We are also tackling emissions and NVH at source. As an example of this, Delphi’s servo-solenoid diesel injectors help by offering servo-piezo levels of performance at solenoid prices. They are used on the new VW 1.2-litre three-cylinder diesel engine, which in the Polo has a stunning CO2 performance of 87 g/km.

To help maintain the initial performance and refinement throughout the engine’s life, Delphi was the first to introduce closed loop control for diesels and we now have it as a standard feature on all our systems along with individual injector characterisation.

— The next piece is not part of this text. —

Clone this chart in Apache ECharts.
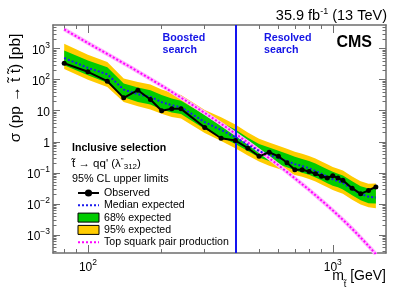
<!DOCTYPE html>
<html><head><meta charset="utf-8">
<script src="https://cdn.jsdelivr.net/npm/echarts@6/dist/echarts.min.js"></script>
<style>html,body{margin:0;padding:0;background:#fff}#c{width:407px;height:292px}</style>
</head><body><div id="c"></div>
<script>
// ---- data ----
const masses   = [80,100,120,140,160,180,200,220,240,300,350,400,450,500,550,600,650,700,750,800,850,900,950,1000,1050,1100,1200,1300,1400,1500];
const observed = [340,180,90,26,46,23,10,11.5,11.5,2.9,1.3,1.1,0.62,0.34,0.46,0.34,0.21,0.126,0.126,0.11,0.093,0.077,0.068,0.080,0.068,0.057,0.032,0.021,0.027,0.035];
const expMedian= [500,240,150,48,34,28,19,15,13,4.3,2.4,1.4,0.8,0.5,0.38,0.30,0.24,0.19,0.165,0.14,0.115,0.092,0.075,0.062,0.054,0.047,0.030,0.021,0.017,0.016];
const exp68Lo  = [290,140,80,27,19,16,11,8.8,7.8,2.6,1.45,0.85,0.5,0.31,0.24,0.19,0.15,0.12,0.10,0.087,0.071,0.057,0.046,0.038,0.034,0.029,0.019,0.013,0.0105,0.0102];
const exp68Hi  = [880,420,250,75,56,46,32,25,21,7.4,4.2,2.5,1.35,0.85,0.65,0.51,0.41,0.33,0.28,0.24,0.20,0.16,0.13,0.108,0.094,0.082,0.053,0.037,0.031,0.035];
const exp95Lo  = [220,100,58,19,14,11,8,6.3,5.6,1.9,1.05,0.62,0.36,0.23,0.17,0.135,0.11,0.085,0.075,0.063,0.052,0.042,0.034,0.028,0.024,0.021,0.0135,0.0095,0.0077,0.0072];
const exp95Hi  = [1450,640,370,110,85,70,48,38,32,10.5,6.2,3.6,2.0,1.25,0.95,0.75,0.6,0.48,0.41,0.35,0.29,0.23,0.19,0.155,0.135,0.118,0.076,0.053,0.044,0.045];
const stopMasses = [80,100,150,200,250,300,350,400,450,500,550,600,650,700,750,800,850,900,950,1000,1050,1100,1150,1200,1250,1300,1350,1400,1450,1500];
const stopXsec   = [4200,1520,249,64.5,21.6,8.52,3.79,1.83,0.948,0.518,0.296,0.175,0.107,0.067,0.043,0.0283,0.0189,0.0128,0.00883,0.00615,0.00432,0.00307,0.00219,0.00157,0.00113,0.00082,0.000598,0.000437,0.000321,0.000237];
const searchBoundary = 400;
const xMajorTicks = [100, 1000];
const xMinorTicks = [80, 90, 200, 300, 400, 500, 600, 700, 800, 900];
const yMajorTicks = [1e-3, 1e-2, 1e-1, 1, 10, 100, 1000];
const yMinorTicks = [];
for (let e = -4; e <= 3; e++) for (let k = 2; k <= 9; k++) { const v = k * Math.pow(10, e); if (v > 2.6e-4 && v < 5800) yMinorTicks.push(v); }

const FONT = '"Liberation Sans", Arial, Helvetica, sans-serif';
const AX = '#6e6e6e';
const X_MIN = 72, X_MAX = 1650, Y_MIN = 2.6e-4, Y_MAX = 5800;

function powLabel(v) {
  const e = Math.round(Math.log10(v));
  if (e === 0) return '{b|1}';
  if (e === 1) return '{b|10}';
  return '{b|10}{sup|' + (e < 0 ? '\u2212' + (-e) : e) + '}';
}
const labelRich = {
  b: { fontSize: 12, lineHeight: 16, verticalAlign: 'bottom', fontFamily: FONT, color: '#000' },
  sup: { fontSize: 8.5, lineHeight: 6, verticalAlign: 'top', fontFamily: FONT, color: '#000' }
};

function xAx(pos, major) {
  return {
    type: 'log', min: X_MIN, max: X_MAX, position: pos,
    axisLine: { show: major, onZero: false, lineStyle: { color: AX, width: 1.5 } },
    axisTick: { show: true, inside: true, length: major ? 8 : 4, customValues: major ? xMajorTicks : xMinorTicks, lineStyle: { color: AX, width: 1 } },
    axisLabel: (major && pos === 'bottom') ? { show: true, customValues: xMajorTicks, formatter: powLabel, rich: labelRich, margin: 5 } : { show: false },
    splitLine: { show: false }, minorTick: { show: false }
  };
}
function yAx(pos, major) {
  return {
    type: 'log', min: Y_MIN, max: Y_MAX, position: pos,
    axisLine: { show: major, onZero: false, lineStyle: { color: AX, width: 1.5 } },
    axisTick: { show: true, inside: true, length: major ? 7 : 3.5, customValues: major ? yMajorTicks : yMinorTicks, lineStyle: { color: AX, width: 1 } },
    axisLabel: (major && pos === 'left') ? { show: true, customValues: yMajorTicks, formatter: powLabel, rich: labelRich, margin: 3 } : { show: false },
    splitLine: { show: false }, minorTick: { show: false }
  };
}

function band(name, lo, hi, color) {
  return {
    type: 'custom', name: name, xAxisIndex: 0, yAxisIndex: 0, silent: true, z: 1,
    data: masses.map((m, i) => [m, lo[i], hi[i]]),
    encode: { x: 0, y: [1, 2] },
    renderItem: function (params, api) {
      if (params.dataIndex !== 0) return;
      const top = [], bot = [];
      for (let i = 0; i < masses.length; i++) {
        top.push(api.coord([masses[i], hi[i]]));
        bot.push(api.coord([masses[i], lo[i]]));
      }
      return { type: 'polygon', shape: { points: top.concat(bot.reverse()) }, style: { fill: color } };
    }
  };
}

const chart = echarts.init(document.getElementById('c'), null, { renderer: 'canvas' });
chart.setOption({
  animation: false,
  backgroundColor: '#fff',
  textStyle: { fontFamily: FONT },
  grid: { left: 53, right: 21, top: 25, bottom: 39, containLabel: false },
  xAxis: [xAx('bottom', true), xAx('bottom', false), xAx('top', true), xAx('top', false)],
  yAxis: [yAx('left', true), yAx('left', false), yAx('right', true), yAx('right', false)],
  legend: {
    left: 72, top: 182, orient: 'vertical', selectedMode: false,
    itemWidth: 21, itemHeight: 9, itemGap: 0.3,
    textStyle: { fontSize: 10.6, fontFamily: FONT, color: '#000', lineHeight: 12 },
    data: [
      { name: 'Observed', itemStyle: { color: '#000' } },
      { name: 'Median expected', itemStyle: { opacity: 0 } },
      { name: '68% expected', icon: 'rect', itemStyle: { color: '#00cc00', borderColor: '#000', borderWidth: 1 } },
      { name: '95% expected', icon: 'rect', itemStyle: { color: '#ffcc00', borderColor: '#000', borderWidth: 1 } },
      { name: 'Top squark pair production', itemStyle: { opacity: 0 } }
    ]
  },
  series: [
    band('95% expected', exp95Lo, exp95Hi, '#ffcc00'),
    band('68% expected', exp68Lo, exp68Hi, '#00cc00'),
    { type: 'line', name: 'stop-glow', data: stopMasses.map((m, i) => [m, stopXsec[i]]), symbol: 'none', z: 3,
      lineStyle: { color: '#ffb4ff', width: 4 }, silent: true },
    { type: 'line', name: 'Top squark pair production', data: stopMasses.map((m, i) => [m, stopXsec[i]]), symbol: 'none', z: 3,
      lineStyle: { color: '#ff00ff', width: 2, type: [2, 2] }, itemStyle: { color: '#ff00ff' }, silent: true },
    { type: 'line', name: 'Median expected', data: masses.map((m, i) => [m, expMedian[i]]), symbol: 'none', z: 4,
      lineStyle: { color: '#1a1aee', width: 2, type: [2, 2] }, itemStyle: { color: '#1a1aee' }, silent: true,
      markLine: { silent: true, symbol: 'none', label: { show: false }, lineStyle: { color: '#1414f0', width: 2, type: 'solid' },
        data: [{ xAxis: searchBoundary }] } },
    { type: 'line', name: 'Observed', data: masses.map((m, i) => [m, observed[i]]), symbol: 'circle', symbolSize: 5, z: 5,
      lineStyle: { color: '#000', width: 2 }, itemStyle: { color: '#000' }, silent: true }
  ],
  graphic: [
    { type: 'text', x: 387, y: 15, style: { text: '{a|35.9 fb}{s|-1}{a| (13 TeV)}', align: 'right', verticalAlign: 'middle',
      rich: { a: { fontSize: 14.5, fontFamily: FONT, lineHeight: 16, verticalAlign: 'bottom', fill: '#000' },
              s: { fontSize: 9, fontFamily: FONT, lineHeight: 8, verticalAlign: 'top', fill: '#000' } } } },
    { type: 'text', x: 372, y: 42.5, style: { text: 'CMS', font: 'bold 16px ' + FONT, align: 'right', verticalAlign: 'middle', fill: '#000' } },
    { type: 'text', x: 162.5, y: 32, style: { text: 'Boosted\nsearch', font: 'bold 10.7px ' + FONT, lineHeight: 12, align: 'left', verticalAlign: 'top', fill: '#1414e6' } },
    { type: 'text', x: 264, y: 32, style: { text: 'Resolved\nsearch', font: 'bold 10.7px ' + FONT, lineHeight: 12, align: 'left', verticalAlign: 'top', fill: '#1414e6' } },
    { type: 'text', x: 16, y: 88, rotation: Math.PI / 2, style: { text: '\u03c3 (pp \u2192 t\u0303 t\u0303) [pb]', font: '15.5px ' + FONT, align: 'center', verticalAlign: 'middle', fill: '#000' } },
    { type: 'text', x: 386, y: 279, style: { text: '{a|m}{u|t\u0303}{a| [GeV]}', align: 'right', verticalAlign: 'middle',
      rich: { a: { fontSize: 14, fontFamily: FONT, lineHeight: 16, verticalAlign: 'top', fill: '#000' },
              u: { fontSize: 9, fontFamily: FONT, lineHeight: 20, verticalAlign: 'bottom', fill: '#000' } } } },
    { type: 'text', x: 72, y: 148, style: { text: 'Inclusive selection', font: 'bold 10.6px ' + FONT, align: 'left', verticalAlign: 'middle', fill: '#000' } },
    { type: 'text', x: 72, y: 164, style: { text: '{a|t\u0303 \u2192 qq\' (\u03bb}{s|"}{u|312}{a|)}', align: 'left', verticalAlign: 'middle',
      rich: { a: { fontSize: 11.5, fontFamily: FONT, lineHeight: 14, verticalAlign: 'middle', fill: '#000' },
              s: { fontSize: 8, fontFamily: FONT, lineHeight: 9, verticalAlign: 'top', fill: '#000' },
              u: { fontSize: 8, fontFamily: FONT, lineHeight: 8, verticalAlign: 'bottom', fill: '#000' } } } },
    { type: 'text', x: 72, y: 179.5, style: { text: '95% CL upper limits', font: '10.8px ' + FONT, align: 'left', verticalAlign: 'middle', fill: '#000' } }
  ]
});
</script></body></html>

Another frequent development challenge with downsized engines is the risk of design changes late in the programme, in order to meet opposing targets. Our model-based engine control software makes recalibration of the system much quicker and simpler after such a change and helps to pull back the time lost.

How different is it really to gasoline downsizing?

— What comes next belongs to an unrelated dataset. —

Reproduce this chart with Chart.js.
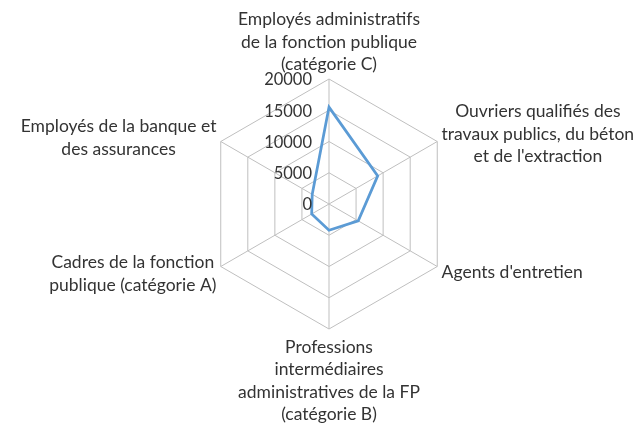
<!DOCTYPE html>
<html>
<head>
<meta charset="utf-8">
<script src="https://cdn.jsdelivr.net/npm/chart.js@4"></script>
<style>
html,body{margin:0;padding:0;background:#fff;}
#wrap{width:638px;height:427px;position:relative;}
</style>
</head>
<body>
<div id="wrap"><canvas id="c" width="638" height="427"></canvas></div>
<script>
const categories = [
  ["Employés administratifs", "de la fonction publique", "(catégorie C)"],
  ["Ouvriers qualifiés des", "travaux publics, du béton", "et de l'extraction"],
  ["Agents d'entretien"],
  ["Professions", "intermédiaires", "administratives de la FP", "(catégorie B)"],
  ["Cadres de la fonction", "publique (catégorie A)"],
  ["Employés de la banque et", "des assurances"]
];
const values = [15500, 9000, 5400, 4200, 3200, 3100];
const tickValues = [0, 5000, 10000, 15000, 20000];

const FONT = '17.5px Lato';
const TICKFONT = '16.5px Lato';
const TEXT = '#333333';
const LH = 22.5;

const labelPlugin = {
  id: 'customLabels',
  afterDraw(chart) {
    const s = chart.scales.r;
    const ctx = chart.ctx;
    ctx.save();
    ctx.fillStyle = TEXT;
    // tick labels
    ctx.font = TICKFONT;
    ctx.textAlign = 'right';
    ctx.textBaseline = 'middle';
    s.ticks.forEach(t => {
      const y = s.yCenter - s.getDistanceFromCenterForValue(t.value);
      ctx.fillText(String(t.value), s.xCenter - 17, y + 1);
    });
    // point labels
    ctx.font = FONT;
    ctx.textAlign = 'center';
    categories.forEach((lines, i) => {
      const pt = s.getPointPosition(i, s.drawingArea + 5);
      const w = Math.max(...lines.map(l => ctx.measureText(l).width));
      const h = lines.length * LH;
      let cx, top;
      const n = categories.length;
      if (i === 0) { cx = pt.x; top = pt.y - h + 2; }
      else if (i === n / 2) { cx = pt.x; top = pt.y + 2; }
      else if (i < n / 2) {
        cx = pt.x + w / 2;
        top = pt.y - h / 2 + (i === 1 ? -5 : 3);
      } else {
        cx = pt.x - w / 2;
        top = pt.y - h / 2 + (i === 4 ? 5 : -1);
      }
      lines.forEach((l, k) => ctx.fillText(l, cx, top + LH * k + LH / 2));
    });
    ctx.restore();
  }
};

new Chart(document.getElementById('c'), {
  type: 'radar',
  data: {
    labels: categories,
    datasets: [{
      data: values,
      borderColor: '#5b9bd5',
      borderWidth: 2.75,
      backgroundColor: 'rgba(0,0,0,0)',
      pointRadius: 0,
      fill: false,
      tension: 0
    }]
  },
  options: {
    responsive: false,
    animation: false,
    layout: { padding: { top: 79, bottom: 97, left: 203, right: 182 } },
    plugins: { legend: { display: false }, tooltip: { enabled: false } },
    scales: {
      r: {
        min: 0,
        max: 20000,
        afterBuildTicks(scale) { scale.ticks = tickValues.map(v => ({ value: v })); },
        ticks: { display: false, stepSize: 5000 },
        grid: { color: '#bfbfbf', lineWidth: 1 },
        angleLines: { color: '#bfbfbf', lineWidth: 1 },
        pointLabels: { display: false }
      }
    }
  },
  plugins: [labelPlugin]
});
</script>
</body>
</html>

The issues are similar but the maximum boost used on a downsized gasoline engine is limited by knock, hence the trend towards direct injection to improve knock-resistance. Delphi has recently introduced a gasoline DI system specifically to help our customers move to smaller, more efficient engines.

By using three-way catalysts, gasoline development has been less restricted by emissions than has diesel, until now. We can see some convergence in diesel and gasoline strategies as both now use direct injection, turbocharging and cylinder reduction to provide high power density and reduced losses with low CO2 emissions. Delphi supports both engine types and each area of engineering benefits from the expertise of the other.
How likely is it that downsizing will affect your volumes?

The downsizing trend will not adversely impact total engine volumes. In fact, this trends’ contribution to CO2 reduction and vehicle efficiency is such that it is extending the viable life of ICE in transportation beyond previously thought limitations. Delphi’s demonstrated technology in downsized engines, for example with our Multec Solenoid Common Rail systems in small, highly efficient diesel engines, has shown why Delphi is well positioned to benefit from this trend and increase volumes. 

If everybody moves from V6 to I4s and from I4s to I3s, doesn't that mean less business for engine parts manufacturers?

By mastering the technical challenges with affordable solutions, we are expanding our portfolio and winning new customers. Diesels are more amenable to downsizing than gasoline, so we see their market share increasing, again having a positive effect on our volumes. As NOx control and aftertreatment strategies improve, it is likely that this trend will accelerate. Overall, we are not concerned that downsizing will have a negative effect on our volumes. On the contrary, it makes our strategy of high-performance with simplicity even more attractive.